Berlin - Opposition parties derided German Chancellor Angela Merkel's economic stimulus package Tuesday, charging that the plan was too feeble and a patchwork of compromises driven by coalition horse-trading. Merkel, who heads a fractious grand coalition of three parties, briefed the three small federal opposition parties at her office early Tuesday, hours before she was to explain the rescue package to the media.
While the government has hailed the plan as bold and the biggest emergency spending package since the New Germany rose from the ruins of war 64 years ago, the opposition was not impressed.

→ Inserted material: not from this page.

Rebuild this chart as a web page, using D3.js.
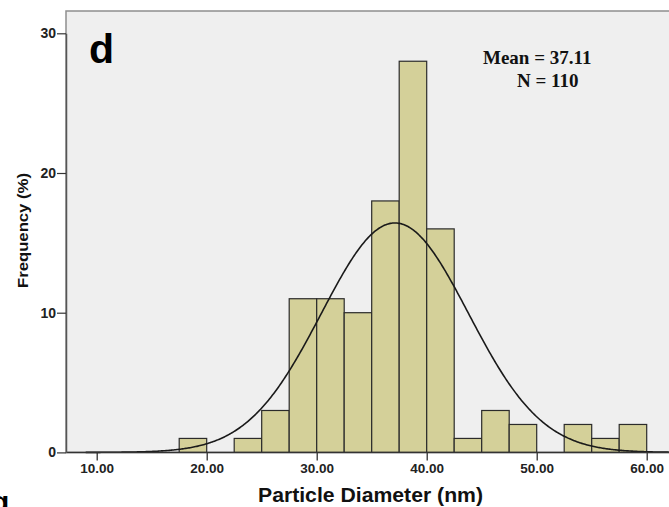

"It's a ragbag that is utterly unsuited to averting an economic crisis in Germany," said Guido Westerwelle, head of the Free Democrat Party (FDP).
He dismissed the tax cuts as no better than "pocket money," saying they would return less than 5 euros (6.6 dollars) on average to each German this year.
"The new public debt will be exorbitant," he said with the federal government borrowing more money than any of its predecessors.
Lothar Bisky, leader of the Left Party, rejected the package as "utterly inadequate," saying it did not do enough for those on low pay. He charged the plan was mainly shaped to woo voters in a series of state elections early this year.
This Sunday that round of polls begins in the central state of Hesse.
Greens finance spokeswoman Christine Scheel called the plan "wishy-washy" and charged it was only aimed at saving the government's face. "The tax cuts programme is just a joke," she added.
Merkel aides say the rescue package should avert the worst effects of recession on Europe's biggest economy.
The cornerstones are to be a 50-billion-euro fund to bail out struggling industry with loans and 18 billion euros in cuts in income taxes and state health insurance premiums that will spread the bounty to almost every single working household in Germany.
Families with children are also to receive a one-off grant of 100 euros per child.
An earlier, more modest package at the end of 2008 was derided as puny, prompting the government to start over. Germany is set to hold a general election this September and there are fears that voters could punish the government if the economy goes into a tailspin.